▶ [GOAL] Retype only what runs from the beginning of the data through the line with "20000,30000,40000,50000,60000,70000,80000,90000,200000];"; please omit the pictures and keep every line exact.

▶ [SOURCE MATERIAL]
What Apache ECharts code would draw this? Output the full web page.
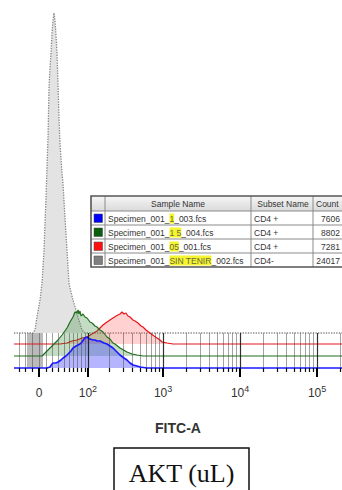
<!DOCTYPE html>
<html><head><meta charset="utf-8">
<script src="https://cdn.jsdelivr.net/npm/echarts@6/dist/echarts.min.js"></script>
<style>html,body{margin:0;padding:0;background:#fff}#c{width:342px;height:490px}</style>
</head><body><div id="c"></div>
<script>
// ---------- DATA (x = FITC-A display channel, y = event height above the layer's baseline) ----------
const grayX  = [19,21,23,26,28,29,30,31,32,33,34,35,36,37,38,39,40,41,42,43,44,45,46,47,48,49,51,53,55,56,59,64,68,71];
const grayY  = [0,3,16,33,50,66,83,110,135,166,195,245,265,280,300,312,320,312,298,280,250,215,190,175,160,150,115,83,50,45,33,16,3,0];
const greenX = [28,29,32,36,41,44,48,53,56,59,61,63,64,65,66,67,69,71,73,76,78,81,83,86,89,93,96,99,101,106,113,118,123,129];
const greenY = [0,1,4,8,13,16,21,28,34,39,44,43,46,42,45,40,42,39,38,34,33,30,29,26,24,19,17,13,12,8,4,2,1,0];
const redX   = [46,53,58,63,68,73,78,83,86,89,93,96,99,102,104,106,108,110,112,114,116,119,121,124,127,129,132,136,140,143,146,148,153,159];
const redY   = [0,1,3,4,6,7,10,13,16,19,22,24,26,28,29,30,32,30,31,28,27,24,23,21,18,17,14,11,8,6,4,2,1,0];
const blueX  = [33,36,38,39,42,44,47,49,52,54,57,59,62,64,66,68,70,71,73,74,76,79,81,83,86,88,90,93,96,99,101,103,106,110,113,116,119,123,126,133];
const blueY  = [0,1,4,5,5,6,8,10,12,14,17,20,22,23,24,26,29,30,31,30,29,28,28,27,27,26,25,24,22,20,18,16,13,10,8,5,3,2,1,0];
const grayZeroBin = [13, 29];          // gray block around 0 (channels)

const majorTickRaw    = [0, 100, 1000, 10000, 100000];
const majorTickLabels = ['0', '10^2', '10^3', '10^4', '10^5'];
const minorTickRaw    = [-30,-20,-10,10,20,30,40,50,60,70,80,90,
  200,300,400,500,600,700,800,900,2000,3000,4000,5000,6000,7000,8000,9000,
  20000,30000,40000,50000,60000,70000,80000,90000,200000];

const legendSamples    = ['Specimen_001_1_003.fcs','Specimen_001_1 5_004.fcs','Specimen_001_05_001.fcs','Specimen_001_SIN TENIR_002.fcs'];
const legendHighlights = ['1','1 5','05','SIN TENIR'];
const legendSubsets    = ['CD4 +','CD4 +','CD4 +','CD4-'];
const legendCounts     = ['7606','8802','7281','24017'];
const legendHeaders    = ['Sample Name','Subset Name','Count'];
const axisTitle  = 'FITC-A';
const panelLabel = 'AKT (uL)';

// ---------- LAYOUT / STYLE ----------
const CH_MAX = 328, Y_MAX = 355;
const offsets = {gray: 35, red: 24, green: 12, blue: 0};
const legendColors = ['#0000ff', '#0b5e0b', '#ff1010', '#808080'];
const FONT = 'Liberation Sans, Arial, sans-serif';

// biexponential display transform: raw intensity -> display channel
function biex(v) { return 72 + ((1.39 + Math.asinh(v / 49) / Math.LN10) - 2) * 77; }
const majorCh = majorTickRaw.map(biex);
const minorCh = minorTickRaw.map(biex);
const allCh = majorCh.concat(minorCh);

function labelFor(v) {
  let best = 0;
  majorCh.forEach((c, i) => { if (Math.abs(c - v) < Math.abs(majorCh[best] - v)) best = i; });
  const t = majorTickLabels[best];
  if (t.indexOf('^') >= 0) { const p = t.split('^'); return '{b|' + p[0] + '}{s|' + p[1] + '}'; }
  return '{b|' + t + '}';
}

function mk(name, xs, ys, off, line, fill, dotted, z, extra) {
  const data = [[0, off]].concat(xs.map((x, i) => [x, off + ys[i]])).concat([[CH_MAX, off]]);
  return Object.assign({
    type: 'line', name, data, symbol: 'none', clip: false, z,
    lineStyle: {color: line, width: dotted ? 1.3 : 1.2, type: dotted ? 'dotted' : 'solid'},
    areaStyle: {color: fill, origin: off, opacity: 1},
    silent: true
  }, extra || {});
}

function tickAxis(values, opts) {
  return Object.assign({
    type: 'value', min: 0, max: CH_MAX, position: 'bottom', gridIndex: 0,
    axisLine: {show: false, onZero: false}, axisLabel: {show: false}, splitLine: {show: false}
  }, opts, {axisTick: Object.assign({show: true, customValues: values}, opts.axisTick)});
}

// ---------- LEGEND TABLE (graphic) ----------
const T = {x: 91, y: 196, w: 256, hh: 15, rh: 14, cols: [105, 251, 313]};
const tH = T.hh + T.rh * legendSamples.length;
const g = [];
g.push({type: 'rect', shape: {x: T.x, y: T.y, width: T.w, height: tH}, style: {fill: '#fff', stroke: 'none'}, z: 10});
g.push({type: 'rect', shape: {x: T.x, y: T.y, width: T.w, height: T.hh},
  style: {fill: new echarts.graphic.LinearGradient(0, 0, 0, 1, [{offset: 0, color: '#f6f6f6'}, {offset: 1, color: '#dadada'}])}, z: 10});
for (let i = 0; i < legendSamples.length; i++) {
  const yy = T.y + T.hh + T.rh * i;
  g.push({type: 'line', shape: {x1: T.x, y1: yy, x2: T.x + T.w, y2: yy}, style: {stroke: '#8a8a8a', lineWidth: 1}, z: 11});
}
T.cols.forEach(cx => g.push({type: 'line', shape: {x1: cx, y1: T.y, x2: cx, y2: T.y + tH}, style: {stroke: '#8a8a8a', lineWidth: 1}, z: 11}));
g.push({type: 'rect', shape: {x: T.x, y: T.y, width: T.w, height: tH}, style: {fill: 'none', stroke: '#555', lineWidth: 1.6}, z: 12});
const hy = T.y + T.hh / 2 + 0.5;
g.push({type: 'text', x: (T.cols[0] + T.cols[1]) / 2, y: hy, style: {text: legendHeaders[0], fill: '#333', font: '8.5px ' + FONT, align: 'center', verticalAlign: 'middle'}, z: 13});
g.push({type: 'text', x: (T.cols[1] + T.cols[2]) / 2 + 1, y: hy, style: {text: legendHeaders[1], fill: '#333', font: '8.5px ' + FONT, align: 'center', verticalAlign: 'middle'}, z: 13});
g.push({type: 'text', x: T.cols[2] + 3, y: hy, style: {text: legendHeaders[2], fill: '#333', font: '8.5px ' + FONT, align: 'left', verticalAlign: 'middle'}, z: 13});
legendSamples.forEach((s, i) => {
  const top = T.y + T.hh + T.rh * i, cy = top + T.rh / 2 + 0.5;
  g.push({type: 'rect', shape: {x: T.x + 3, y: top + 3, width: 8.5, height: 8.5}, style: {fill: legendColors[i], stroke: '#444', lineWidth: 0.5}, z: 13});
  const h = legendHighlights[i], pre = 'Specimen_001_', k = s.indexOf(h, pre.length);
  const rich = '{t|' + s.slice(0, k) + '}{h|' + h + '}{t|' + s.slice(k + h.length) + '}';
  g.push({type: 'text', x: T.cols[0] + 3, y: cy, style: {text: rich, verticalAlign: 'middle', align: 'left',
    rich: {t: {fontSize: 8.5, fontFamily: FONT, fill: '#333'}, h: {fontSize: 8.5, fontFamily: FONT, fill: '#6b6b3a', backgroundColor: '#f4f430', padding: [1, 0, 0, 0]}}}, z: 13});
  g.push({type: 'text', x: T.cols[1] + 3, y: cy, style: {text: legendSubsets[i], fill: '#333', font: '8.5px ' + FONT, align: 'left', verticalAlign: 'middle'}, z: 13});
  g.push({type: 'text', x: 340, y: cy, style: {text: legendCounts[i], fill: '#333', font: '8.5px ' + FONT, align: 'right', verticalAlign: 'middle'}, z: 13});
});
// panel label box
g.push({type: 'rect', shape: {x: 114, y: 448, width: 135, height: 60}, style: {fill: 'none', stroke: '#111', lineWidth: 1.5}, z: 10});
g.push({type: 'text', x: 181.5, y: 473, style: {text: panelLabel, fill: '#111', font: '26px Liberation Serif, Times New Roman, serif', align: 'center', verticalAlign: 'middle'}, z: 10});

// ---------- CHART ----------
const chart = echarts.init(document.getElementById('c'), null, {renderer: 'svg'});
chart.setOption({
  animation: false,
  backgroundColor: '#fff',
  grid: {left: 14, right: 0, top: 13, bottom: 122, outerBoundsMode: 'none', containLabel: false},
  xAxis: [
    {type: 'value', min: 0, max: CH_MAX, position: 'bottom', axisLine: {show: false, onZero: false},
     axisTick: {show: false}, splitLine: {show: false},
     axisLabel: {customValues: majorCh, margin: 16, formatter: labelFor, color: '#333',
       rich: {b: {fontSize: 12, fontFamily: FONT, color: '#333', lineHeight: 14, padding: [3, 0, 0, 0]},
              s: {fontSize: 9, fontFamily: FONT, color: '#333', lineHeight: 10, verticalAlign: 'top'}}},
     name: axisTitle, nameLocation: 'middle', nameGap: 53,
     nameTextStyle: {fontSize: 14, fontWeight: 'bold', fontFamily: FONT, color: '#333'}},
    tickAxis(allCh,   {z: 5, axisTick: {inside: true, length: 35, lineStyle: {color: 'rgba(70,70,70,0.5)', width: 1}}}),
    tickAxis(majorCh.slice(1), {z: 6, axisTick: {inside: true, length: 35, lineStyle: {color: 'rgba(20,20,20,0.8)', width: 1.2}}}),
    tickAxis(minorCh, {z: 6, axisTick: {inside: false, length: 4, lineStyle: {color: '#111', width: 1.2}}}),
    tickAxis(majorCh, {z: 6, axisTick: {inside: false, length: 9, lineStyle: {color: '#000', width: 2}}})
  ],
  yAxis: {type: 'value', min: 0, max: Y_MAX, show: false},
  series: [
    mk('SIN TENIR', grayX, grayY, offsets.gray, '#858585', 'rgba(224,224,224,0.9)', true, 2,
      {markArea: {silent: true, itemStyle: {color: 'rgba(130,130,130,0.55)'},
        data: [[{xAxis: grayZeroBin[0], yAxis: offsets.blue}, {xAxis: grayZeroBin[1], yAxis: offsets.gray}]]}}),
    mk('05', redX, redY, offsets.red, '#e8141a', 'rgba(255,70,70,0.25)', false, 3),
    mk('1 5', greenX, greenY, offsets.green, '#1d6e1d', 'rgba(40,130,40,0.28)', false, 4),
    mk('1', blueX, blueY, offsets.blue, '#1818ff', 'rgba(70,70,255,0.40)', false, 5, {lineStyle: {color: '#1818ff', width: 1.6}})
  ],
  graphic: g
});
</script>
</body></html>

▶ [TASK ANSWER]
What Apache ECharts code would draw this? Output the full web page.
<!DOCTYPE html>
<html><head><meta charset="utf-8">
<script src="https://cdn.jsdelivr.net/npm/echarts@6/dist/echarts.min.js"></script>
<style>html,body{margin:0;padding:0;background:#fff}#c{width:342px;height:490px}</style>
</head><body><div id="c"></div>
<script>
// ---------- DATA (x = FITC-A display channel, y = event height above the layer's baseline) ----------
const grayX  = [19,21,23,26,28,29,30,31,32,33,34,35,36,37,38,39,40,41,42,43,44,45,46,47,48,49,51,53,55,56,59,64,68,71];
const grayY  = [0,3,16,33,50,66,83,110,135,166,195,245,265,280,300,312,320,312,298,280,250,215,190,175,160,150,115,83,50,45,33,16,3,0];
const greenX = [28,29,32,36,41,44,48,53,56,59,61,63,64,65,66,67,69,71,73,76,78,81,83,86,89,93,96,99,101,106,113,118,123,129];
const greenY = [0,1,4,8,13,16,21,28,34,39,44,43,46,42,45,40,42,39,38,34,33,30,29,26,24,19,17,13,12,8,4,2,1,0];
const redX   = [46,53,58,63,68,73,78,83,86,89,93,96,99,102,104,106,108,110,112,114,116,119,121,124,127,129,132,136,140,143,146,148,153,159];
const redY   = [0,1,3,4,6,7,10,13,16,19,22,24,26,28,29,30,32,30,31,28,27,24,23,21,18,17,14,11,8,6,4,2,1,0];
const blueX  = [33,36,38,39,42,44,47,49,52,54,57,59,62,64,66,68,70,71,73,74,76,79,81,83,86,88,90,93,96,99,101,103,106,110,113,116,119,123,126,133];
const blueY  = [0,1,4,5,5,6,8,10,12,14,17,20,22,23,24,26,29,30,31,30,29,28,28,27,27,26,25,24,22,20,18,16,13,10,8,5,3,2,1,0];
const grayZeroBin = [13, 29];          // gray block around 0 (channels)

const majorTickRaw    = [0, 100, 1000, 10000, 100000];
const majorTickLabels = ['0', '10^2', '10^3', '10^4', '10^5'];
const minorTickRaw    = [-30,-20,-10,10,20,30,40,50,60,70,80,90,
  200,300,400,500,600,700,800,900,2000,3000,4000,5000,6000,7000,8000,9000,
  20000,30000,40000,50000,60000,70000,80000,90000,200000];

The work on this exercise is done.